** Data shown **

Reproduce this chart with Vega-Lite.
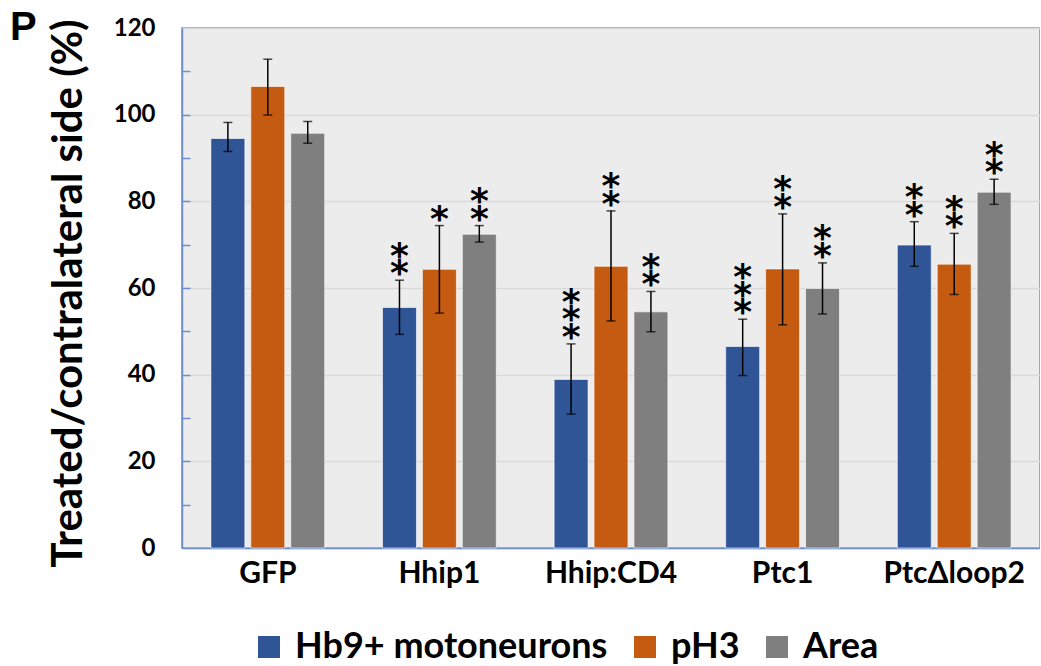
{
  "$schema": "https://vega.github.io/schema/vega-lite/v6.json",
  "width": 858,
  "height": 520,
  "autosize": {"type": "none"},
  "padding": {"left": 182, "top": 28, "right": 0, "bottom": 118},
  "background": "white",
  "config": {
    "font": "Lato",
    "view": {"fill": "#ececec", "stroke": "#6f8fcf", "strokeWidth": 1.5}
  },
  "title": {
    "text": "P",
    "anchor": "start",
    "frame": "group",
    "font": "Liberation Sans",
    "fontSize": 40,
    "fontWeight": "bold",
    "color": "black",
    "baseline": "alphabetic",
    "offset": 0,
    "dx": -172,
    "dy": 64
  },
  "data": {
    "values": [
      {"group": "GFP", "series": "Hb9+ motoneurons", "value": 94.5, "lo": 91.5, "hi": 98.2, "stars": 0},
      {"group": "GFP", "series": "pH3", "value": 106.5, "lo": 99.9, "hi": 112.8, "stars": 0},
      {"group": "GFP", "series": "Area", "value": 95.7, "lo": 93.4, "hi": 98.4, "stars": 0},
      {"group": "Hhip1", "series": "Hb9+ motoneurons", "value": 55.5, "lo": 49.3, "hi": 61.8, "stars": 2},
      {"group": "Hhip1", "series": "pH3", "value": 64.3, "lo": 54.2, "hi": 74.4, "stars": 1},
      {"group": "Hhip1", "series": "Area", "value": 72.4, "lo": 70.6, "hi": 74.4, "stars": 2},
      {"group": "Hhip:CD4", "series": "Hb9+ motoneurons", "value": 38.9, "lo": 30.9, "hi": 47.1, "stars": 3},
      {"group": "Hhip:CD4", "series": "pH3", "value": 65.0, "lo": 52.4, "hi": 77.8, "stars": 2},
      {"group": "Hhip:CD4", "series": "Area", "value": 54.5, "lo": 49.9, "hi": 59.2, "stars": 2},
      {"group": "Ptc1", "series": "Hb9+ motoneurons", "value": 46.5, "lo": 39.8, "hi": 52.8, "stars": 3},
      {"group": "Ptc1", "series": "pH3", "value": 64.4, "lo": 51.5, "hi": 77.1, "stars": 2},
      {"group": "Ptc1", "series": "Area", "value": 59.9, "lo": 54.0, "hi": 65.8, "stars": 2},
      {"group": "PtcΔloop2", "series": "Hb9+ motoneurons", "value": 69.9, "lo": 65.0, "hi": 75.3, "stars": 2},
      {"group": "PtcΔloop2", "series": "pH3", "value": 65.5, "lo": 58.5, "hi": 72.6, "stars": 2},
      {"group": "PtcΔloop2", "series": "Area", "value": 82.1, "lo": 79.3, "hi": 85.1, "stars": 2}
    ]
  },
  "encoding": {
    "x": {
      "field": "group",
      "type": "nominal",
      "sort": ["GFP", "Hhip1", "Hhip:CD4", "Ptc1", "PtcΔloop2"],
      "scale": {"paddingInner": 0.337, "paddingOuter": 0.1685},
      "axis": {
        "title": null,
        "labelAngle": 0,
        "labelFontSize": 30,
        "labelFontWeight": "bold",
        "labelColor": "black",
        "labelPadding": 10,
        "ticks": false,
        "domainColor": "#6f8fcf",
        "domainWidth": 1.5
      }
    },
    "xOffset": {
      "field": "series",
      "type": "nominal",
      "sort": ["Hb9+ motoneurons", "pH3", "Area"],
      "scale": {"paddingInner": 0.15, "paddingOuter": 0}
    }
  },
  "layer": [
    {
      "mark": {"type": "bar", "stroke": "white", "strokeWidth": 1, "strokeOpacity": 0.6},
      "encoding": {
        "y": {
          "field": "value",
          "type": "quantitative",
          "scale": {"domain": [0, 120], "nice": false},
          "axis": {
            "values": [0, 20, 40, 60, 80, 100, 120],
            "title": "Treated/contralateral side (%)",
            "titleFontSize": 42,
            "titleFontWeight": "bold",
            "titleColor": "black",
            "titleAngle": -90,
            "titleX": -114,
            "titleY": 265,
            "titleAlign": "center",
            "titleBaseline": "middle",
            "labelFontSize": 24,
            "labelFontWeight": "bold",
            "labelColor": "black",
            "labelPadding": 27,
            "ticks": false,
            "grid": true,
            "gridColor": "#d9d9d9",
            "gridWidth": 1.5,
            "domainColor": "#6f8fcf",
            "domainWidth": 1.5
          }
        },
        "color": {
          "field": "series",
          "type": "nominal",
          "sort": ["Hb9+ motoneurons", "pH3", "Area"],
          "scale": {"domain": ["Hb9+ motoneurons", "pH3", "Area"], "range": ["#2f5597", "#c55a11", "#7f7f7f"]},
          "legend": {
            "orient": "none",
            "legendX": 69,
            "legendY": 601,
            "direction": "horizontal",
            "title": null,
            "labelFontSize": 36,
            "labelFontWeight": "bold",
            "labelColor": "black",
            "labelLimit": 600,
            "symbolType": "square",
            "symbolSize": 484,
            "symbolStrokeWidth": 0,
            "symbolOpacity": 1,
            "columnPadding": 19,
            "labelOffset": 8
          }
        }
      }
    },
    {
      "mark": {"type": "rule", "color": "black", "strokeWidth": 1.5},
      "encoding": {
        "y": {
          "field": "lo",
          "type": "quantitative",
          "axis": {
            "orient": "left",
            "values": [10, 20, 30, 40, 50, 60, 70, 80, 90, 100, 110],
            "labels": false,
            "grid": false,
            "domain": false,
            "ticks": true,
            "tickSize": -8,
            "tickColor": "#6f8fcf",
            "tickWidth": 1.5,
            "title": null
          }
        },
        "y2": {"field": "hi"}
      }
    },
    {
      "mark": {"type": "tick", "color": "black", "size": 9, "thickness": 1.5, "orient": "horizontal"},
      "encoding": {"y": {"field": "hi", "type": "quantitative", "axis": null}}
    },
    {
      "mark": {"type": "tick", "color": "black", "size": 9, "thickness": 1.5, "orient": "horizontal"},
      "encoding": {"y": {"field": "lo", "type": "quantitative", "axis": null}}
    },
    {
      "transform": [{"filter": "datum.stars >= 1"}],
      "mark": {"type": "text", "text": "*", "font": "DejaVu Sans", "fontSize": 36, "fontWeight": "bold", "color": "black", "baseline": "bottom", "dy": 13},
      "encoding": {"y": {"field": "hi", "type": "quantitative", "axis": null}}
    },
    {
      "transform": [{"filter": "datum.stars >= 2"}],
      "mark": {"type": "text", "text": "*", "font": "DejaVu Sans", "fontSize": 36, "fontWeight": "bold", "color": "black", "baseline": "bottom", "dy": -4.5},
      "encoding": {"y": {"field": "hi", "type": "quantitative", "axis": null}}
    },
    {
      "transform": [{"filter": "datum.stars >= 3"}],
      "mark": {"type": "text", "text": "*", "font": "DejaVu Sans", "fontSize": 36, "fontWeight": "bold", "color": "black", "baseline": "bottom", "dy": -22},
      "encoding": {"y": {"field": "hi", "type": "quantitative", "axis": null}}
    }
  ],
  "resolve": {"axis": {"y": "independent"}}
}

** Requirement **
Are you able to set down all the lines above exactly, without any pictures?

** Task solution **
Reproduce this chart with Vega-Lite.
{
  "$schema": "https://vega.github.io/schema/vega-lite/v6.json",
  "width": 858,
  "height": 520,
  "autosize": {"type": "none"},
  "padding": {"left": 182, "top": 28, "right": 0, "bottom": 118},
  "background": "white",
  "config": {
    "font": "Lato",
    "view": {"fill": "#ececec", "stroke": "#6f8fcf", "strokeWidth": 1.5}
  },
  "title": {
    "text": "P",
    "anchor": "start",
    "frame": "group",
    "font": "Liberation Sans",
    "fontSize": 40,
    "fontWeight": "bold",
    "color": "black",
    "baseline": "alphabetic",
    "offset": 0,
    "dx": -172,
    "dy": 64
  },
  "data": {
    "values": [
      {"group": "GFP", "series": "Hb9+ motoneurons", "value": 94.5, "lo": 91.5, "hi": 98.2, "stars": 0},
      {"group": "GFP", "series": "pH3", "value": 106.5, "lo": 99.9, "hi": 112.8, "stars": 0},
      {"group": "GFP", "series": "Area", "value": 95.7, "lo": 93.4, "hi": 98.4, "stars": 0},
      {"group": "Hhip1", "series": "Hb9+ motoneurons", "value": 55.5, "lo": 49.3, "hi": 61.8, "stars": 2},
      {"group": "Hhip1", "series": "pH3", "value": 64.3, "lo": 54.2, "hi": 74.4, "stars": 1},
      {"group": "Hhip1", "series": "Area", "value": 72.4, "lo": 70.6, "hi": 74.4, "stars": 2},
      {"group": "Hhip:CD4", "series": "Hb9+ motoneurons", "value": 38.9, "lo": 30.9, "hi": 47.1, "stars": 3},
      {"group": "Hhip:CD4", "series": "pH3", "value": 65.0, "lo": 52.4, "hi": 77.8, "stars": 2},
      {"group": "Hhip:CD4", "series": "Area", "value": 54.5, "lo": 49.9, "hi": 59.2, "stars": 2},
      {"group": "Ptc1", "series": "Hb9+ motoneurons", "value": 46.5, "lo": 39.8, "hi": 52.8, "stars": 3},
      {"group": "Ptc1", "series": "pH3", "value": 64.4, "lo": 51.5, "hi": 77.1, "stars": 2},
      {"group": "Ptc1", "series": "Area", "value": 59.9, "lo": 54.0, "hi": 65.8, "stars": 2},
      {"group": "PtcΔloop2", "series": "Hb9+ motoneurons", "value": 69.9, "lo": 65.0, "hi": 75.3, "stars": 2},
      {"group": "PtcΔloop2", "series": "pH3", "value": 65.5, "lo": 58.5, "hi": 72.6, "stars": 2},
      {"group": "PtcΔloop2", "series": "Area", "value": 82.1, "lo": 79.3, "hi": 85.1, "stars": 2}
    ]
  },
  "encoding": {
    "x": {
      "field": "group",
      "type": "nominal",
      "sort": ["GFP", "Hhip1", "Hhip:CD4", "Ptc1", "PtcΔloop2"],
      "scale": {"paddingInner": 0.337, "paddingOuter": 0.1685},
      "axis": {
        "title": null,
        "labelAngle": 0,
        "labelFontSize": 30,
        "labelFontWeight": "bold",
        "labelColor": "black",
        "labelPadding": 10,
        "ticks": false,
        "domainColor": "#6f8fcf",
        "domainWidth": 1.5
      }
    },
    "xOffset": {
      "field": "series",
      "type": "nominal",
      "sort": ["Hb9+ motoneurons", "pH3", "Area"],
      "scale": {"paddingInner": 0.15, "paddingOuter": 0}
    }
  },
  "layer": [
    {
      "mark": {"type": "bar", "stroke": "white", "strokeWidth": 1, "strokeOpacity": 0.6},
      "encoding": {
        "y": {
          "field": "value",
          "type": "quantitative",
          "scale": {"domain": [0, 120], "nice": false},
          "axis": {
            "values": [0, 20, 40, 60, 80, 100, 120],
            "title": "Treated/contralateral side (%)",
            "titleFontSize": 42,
            "titleFontWeight": "bold",
            "titleColor": "black",
            "titleAngle": -90,
            "titleX": -114,
            "titleY": 265,
            "titleAlign": "center",
            "titleBaseline": "middle",
            "labelFontSize": 24,
            "labelFontWeight": "bold",
            "labelColor": "black",
            "labelPadding": 27,
            "ticks": false,
            "grid": true,
            "gridColor": "#d9d9d9",
            "gridWidth": 1.5,
            "domainColor": "#6f8fcf",
            "domainWidth": 1.5
          }
        },
        "color": {
          "field": "series",
          "type": "nominal",
          "sort": ["Hb9+ motoneurons", "pH3", "Area"],
          "scale": {"domain": ["Hb9+ motoneurons", "pH3", "Area"], "range": ["#2f5597", "#c55a11", "#7f7f7f"]},
          "legend": {
            "orient": "none",
            "legendX": 69,
            "legendY": 601,
            "direction": "horizontal",
            "title": null,
            "labelFontSize": 36,
            "labelFontWeight": "bold",
            "labelColor": "black",
            "labelLimit": 600,
            "symbolType": "square",
            "symbolSize": 484,
            "symbolStrokeWidth": 0,
            "symbolOpacity": 1,
            "columnPadding": 19,
            "labelOffset": 8
          }
        }
      }
    },
    {
      "mark": {"type": "rule", "color": "black", "strokeWidth": 1.5},
      "encoding": {
        "y": {
          "field": "lo",
          "type": "quantitative",
          "axis": {
            "orient": "left",
            "values": [10, 20, 30, 40, 50, 60, 70, 80, 90, 100, 110],
            "labels": false,
            "grid": false,
            "domain": false,
            "ticks": true,
            "tickSize": -8,
            "tickColor": "#6f8fcf",
            "tickWidth": 1.5,
            "title": null
          }
        },
        "y2": {"field": "hi"}
      }
    },
    {
      "mark": {"type": "tick", "color": "black", "size": 9, "thickness": 1.5, "orient": "horizontal"},
      "encoding": {"y": {"field": "hi", "type": "quantitative", "axis": null}}
    },
    {
      "mark": {"type": "tick", "color": "black", "size": 9, "thickness": 1.5, "orient": "horizontal"},
      "encoding": {"y": {"field": "lo", "type": "quantitative", "axis": null}}
    },
    {
      "transform": [{"filter": "datum.stars >= 1"}],
      "mark": {"type": "text", "text": "*", "font": "DejaVu Sans", "fontSize": 36, "fontWeight": "bold", "color": "black", "baseline": "bottom", "dy": 13},
      "encoding": {"y": {"field": "hi", "type": "quantitative", "axis": null}}
    },
    {
      "transform": [{"filter": "datum.stars >= 2"}],
      "mark": {"type": "text", "text": "*", "font": "DejaVu Sans", "fontSize": 36, "fontWeight": "bold", "color": "black", "baseline": "bottom", "dy": -4.5},
      "encoding": {"y": {"field": "hi", "type": "quantitative", "axis": null}}
    },
    {
      "transform": [{"filter": "datum.stars >= 3"}],
      "mark": {"type": "text", "text": "*", "font": "DejaVu Sans", "fontSize": 36, "fontWeight": "bold", "color": "black", "baseline": "bottom", "dy": -22},
      "encoding": {"y": {"field": "hi", "type": "quantitative", "axis": null}}
    }
  ],
  "resolve": {"axis": {"y": "independent"}}
}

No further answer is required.